In general terms, a global presence in the U.S. is simply good business sense. I mean, have you ever heard of an isolationist country that was a hotbed for foreign investment?

2. Diversity is good

At the end of the day, I feel like where one stands on the immigration debate is a matter of how much you value diversity. And if you value it, I mean really value it, then you should support expansive immigration policies.

Diversity is good. It introduces a cross-pollination of ideas, perspectives, and cultural experiences, without which a society can become stagnant, bigoted, reactionary and isolationist.

The value of diversity distinguishes itself in the role it plays in schools and business. In both areas, the open exchange of diverse ideas and experiences has manifold benefits. In academics, a diverse student body leads to novel research, artistic inspiration and an unparalleled spirit of competition. In business, the ability to think outside of parameters defined by custom has lucrative benefits.

In both school and business, collaboration with foreign counterparts creates links that are vital to the ongoing success of the United States in the global economy.  The U.S. has educated foreign leaders and hosted some of the most influential business people in the world, as well the men and women who serve as the backbone of countries with which we do business and collaborate on global policy initiatives.

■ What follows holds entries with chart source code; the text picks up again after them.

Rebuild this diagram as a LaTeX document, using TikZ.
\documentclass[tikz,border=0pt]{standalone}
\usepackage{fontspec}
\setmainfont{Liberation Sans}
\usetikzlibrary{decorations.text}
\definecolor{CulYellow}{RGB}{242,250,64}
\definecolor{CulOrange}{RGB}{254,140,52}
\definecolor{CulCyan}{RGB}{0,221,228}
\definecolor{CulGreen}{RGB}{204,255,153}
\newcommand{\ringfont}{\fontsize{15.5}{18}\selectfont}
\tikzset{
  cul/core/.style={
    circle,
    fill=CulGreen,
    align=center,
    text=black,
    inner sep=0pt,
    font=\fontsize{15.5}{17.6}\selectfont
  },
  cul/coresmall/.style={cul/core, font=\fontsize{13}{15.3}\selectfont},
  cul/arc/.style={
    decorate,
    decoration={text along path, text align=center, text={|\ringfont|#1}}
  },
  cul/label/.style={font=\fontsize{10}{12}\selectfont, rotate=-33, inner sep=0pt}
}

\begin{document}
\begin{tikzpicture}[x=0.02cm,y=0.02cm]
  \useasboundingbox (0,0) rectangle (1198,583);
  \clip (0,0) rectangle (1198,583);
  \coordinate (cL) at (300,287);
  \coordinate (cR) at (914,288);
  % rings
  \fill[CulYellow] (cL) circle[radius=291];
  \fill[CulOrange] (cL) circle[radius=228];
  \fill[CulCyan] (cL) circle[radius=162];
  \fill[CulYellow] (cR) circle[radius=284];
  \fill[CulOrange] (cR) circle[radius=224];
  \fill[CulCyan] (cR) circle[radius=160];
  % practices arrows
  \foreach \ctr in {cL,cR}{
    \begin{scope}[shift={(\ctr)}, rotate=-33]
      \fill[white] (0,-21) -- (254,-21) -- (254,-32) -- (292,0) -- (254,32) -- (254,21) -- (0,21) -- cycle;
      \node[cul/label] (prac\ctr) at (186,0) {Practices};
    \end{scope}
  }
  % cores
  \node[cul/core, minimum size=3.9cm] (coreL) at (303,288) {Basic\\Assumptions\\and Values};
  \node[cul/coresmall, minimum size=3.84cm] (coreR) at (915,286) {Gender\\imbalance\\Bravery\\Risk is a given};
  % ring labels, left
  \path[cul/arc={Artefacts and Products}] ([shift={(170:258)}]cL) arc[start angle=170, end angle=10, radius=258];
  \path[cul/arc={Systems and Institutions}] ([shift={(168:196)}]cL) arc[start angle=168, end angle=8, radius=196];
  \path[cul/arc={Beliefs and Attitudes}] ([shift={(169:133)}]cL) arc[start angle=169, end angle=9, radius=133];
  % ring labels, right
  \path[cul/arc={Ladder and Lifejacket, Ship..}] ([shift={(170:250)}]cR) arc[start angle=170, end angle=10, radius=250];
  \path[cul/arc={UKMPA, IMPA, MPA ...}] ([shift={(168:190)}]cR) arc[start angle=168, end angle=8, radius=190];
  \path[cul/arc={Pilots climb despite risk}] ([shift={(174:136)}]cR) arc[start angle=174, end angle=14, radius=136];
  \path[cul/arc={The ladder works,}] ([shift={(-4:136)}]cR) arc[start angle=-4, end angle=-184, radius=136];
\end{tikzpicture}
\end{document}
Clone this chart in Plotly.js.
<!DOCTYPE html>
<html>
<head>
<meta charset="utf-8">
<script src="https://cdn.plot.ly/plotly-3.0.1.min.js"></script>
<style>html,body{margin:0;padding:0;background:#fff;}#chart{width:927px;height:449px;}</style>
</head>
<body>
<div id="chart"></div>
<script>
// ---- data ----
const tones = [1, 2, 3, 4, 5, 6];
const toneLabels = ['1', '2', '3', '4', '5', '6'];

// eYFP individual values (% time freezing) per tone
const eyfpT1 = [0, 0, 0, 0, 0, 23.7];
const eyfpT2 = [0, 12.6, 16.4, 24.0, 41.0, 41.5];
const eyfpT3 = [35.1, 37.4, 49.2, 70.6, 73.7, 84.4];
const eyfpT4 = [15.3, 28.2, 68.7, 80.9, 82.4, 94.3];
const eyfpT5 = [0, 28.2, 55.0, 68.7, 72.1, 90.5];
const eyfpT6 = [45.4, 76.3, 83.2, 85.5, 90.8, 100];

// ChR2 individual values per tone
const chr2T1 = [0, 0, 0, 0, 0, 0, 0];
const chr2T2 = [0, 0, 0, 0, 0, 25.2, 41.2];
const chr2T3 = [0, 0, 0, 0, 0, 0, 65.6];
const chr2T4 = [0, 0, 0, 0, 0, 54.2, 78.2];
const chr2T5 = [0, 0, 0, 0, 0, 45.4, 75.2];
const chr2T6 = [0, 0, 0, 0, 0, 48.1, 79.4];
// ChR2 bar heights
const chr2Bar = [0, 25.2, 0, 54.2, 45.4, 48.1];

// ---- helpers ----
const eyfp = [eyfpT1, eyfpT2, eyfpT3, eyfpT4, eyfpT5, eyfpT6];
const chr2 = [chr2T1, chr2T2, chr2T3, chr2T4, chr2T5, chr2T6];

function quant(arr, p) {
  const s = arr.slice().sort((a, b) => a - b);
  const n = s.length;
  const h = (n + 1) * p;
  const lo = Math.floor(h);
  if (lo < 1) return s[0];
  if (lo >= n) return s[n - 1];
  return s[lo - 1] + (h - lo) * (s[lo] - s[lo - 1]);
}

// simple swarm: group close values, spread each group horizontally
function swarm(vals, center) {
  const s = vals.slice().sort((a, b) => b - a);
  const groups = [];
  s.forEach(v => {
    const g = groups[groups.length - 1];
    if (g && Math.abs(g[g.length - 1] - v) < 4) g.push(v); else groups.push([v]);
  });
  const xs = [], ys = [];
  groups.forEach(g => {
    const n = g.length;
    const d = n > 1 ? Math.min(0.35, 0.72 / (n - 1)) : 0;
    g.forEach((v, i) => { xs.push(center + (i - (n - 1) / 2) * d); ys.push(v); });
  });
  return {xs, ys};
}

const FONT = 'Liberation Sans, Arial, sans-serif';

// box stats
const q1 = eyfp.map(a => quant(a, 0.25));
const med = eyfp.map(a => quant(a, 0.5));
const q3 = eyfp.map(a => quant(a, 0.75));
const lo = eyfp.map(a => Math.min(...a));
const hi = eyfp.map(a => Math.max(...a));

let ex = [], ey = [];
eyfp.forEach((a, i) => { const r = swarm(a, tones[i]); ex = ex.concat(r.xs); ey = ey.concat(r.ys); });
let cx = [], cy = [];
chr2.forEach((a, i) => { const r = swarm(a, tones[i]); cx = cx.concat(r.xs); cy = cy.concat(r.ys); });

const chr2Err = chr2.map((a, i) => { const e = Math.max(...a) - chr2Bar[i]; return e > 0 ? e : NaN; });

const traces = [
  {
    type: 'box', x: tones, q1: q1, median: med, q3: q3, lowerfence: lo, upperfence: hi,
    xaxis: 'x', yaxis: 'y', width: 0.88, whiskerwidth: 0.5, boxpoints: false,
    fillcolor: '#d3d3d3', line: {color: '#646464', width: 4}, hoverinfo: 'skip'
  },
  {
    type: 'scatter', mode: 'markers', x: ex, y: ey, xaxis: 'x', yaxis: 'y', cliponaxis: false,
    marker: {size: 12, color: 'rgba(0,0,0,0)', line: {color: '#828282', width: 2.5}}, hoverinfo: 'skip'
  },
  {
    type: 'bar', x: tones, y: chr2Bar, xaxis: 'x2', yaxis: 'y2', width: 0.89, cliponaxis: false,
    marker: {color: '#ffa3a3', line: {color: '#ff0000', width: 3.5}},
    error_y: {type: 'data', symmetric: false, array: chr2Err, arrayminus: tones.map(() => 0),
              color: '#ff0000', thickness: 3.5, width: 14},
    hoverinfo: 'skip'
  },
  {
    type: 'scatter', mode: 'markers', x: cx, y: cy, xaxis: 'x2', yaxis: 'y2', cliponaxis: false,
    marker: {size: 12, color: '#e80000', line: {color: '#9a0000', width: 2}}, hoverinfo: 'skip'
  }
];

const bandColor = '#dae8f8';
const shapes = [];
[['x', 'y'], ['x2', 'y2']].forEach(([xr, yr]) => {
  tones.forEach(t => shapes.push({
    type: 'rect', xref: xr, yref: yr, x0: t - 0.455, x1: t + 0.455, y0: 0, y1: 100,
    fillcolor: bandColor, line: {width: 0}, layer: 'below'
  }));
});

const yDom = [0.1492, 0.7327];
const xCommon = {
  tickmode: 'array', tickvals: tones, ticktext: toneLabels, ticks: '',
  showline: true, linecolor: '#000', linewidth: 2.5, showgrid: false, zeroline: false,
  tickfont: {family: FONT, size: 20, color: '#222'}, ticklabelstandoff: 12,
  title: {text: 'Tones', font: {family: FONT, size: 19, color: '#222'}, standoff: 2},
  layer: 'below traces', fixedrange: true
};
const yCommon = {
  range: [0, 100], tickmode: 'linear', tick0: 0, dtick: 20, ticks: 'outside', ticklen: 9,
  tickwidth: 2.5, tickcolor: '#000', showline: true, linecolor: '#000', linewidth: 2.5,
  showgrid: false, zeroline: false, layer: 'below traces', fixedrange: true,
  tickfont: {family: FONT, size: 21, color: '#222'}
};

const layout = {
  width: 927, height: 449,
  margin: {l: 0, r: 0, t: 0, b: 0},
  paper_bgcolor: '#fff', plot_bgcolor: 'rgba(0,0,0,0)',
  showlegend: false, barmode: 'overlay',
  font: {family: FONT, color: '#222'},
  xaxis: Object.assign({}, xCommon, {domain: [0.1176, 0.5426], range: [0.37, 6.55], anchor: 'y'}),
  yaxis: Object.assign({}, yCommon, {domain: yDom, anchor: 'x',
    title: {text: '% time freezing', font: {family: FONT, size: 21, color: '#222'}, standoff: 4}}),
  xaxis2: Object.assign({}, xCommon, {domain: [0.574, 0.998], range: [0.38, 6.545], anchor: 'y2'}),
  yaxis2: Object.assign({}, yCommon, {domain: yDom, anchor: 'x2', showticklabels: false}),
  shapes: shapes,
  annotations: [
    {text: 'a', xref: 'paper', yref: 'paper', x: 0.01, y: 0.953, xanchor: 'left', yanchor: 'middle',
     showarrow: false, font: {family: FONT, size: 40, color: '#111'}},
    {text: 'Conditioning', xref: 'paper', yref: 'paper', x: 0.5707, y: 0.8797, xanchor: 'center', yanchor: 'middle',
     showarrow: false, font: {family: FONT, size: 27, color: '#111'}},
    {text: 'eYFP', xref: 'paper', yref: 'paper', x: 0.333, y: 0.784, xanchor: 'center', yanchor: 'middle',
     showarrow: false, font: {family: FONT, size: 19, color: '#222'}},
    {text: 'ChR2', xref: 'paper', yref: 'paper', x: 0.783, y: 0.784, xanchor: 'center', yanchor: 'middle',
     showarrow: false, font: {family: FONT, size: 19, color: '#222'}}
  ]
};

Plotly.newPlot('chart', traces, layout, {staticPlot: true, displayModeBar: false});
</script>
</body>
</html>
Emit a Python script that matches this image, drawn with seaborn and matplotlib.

Our society recognizes the value of diversity by supporting programs that encourage the participation of racial minorities. As a society we respect the right to worship in a diverse number of ways. And we pay lip service to the idea that ethnic diversity is an integral part of our identity as a nation. But if we are to truly heed that national identity, then we must pay more than lip service. We must genuinely see the value of the contributions of those who come from around the world to join their families in the U.S., attend our schools, and work for our companies.

What is diversity, after all, but the ability to look beyond what you know, beyond your own experience, and find something that both mirrors and diverges from life as you know it? Diversity allows us to evaluate our choices outside the blanket of custom and convention, to find what we have in common with the people around us, and to identify what makes us unique. Diversity is the spark that inspires growth. It is good for communities, it is good for schools, and it is good for business.

The answer to our country’s economic woes does not lie with keeping immigrants out. That path will only take us farther down a steep decline that it will become increasingly difficult to climb out of. We need immigrants to help us generate the revenue to pay for services that we previously had the luxury of taking for granted. We need immigrants to compete with in our schools, so that the students whom we graduate will have the skills they need to successfully compete in the global marketplace. And we need to continue to welcome visitors from around the world, to encourage their interest in our country and our culture, their investments and their perspectives.

We would be foolish to close our doors so tightly against the world that the world stops knocking.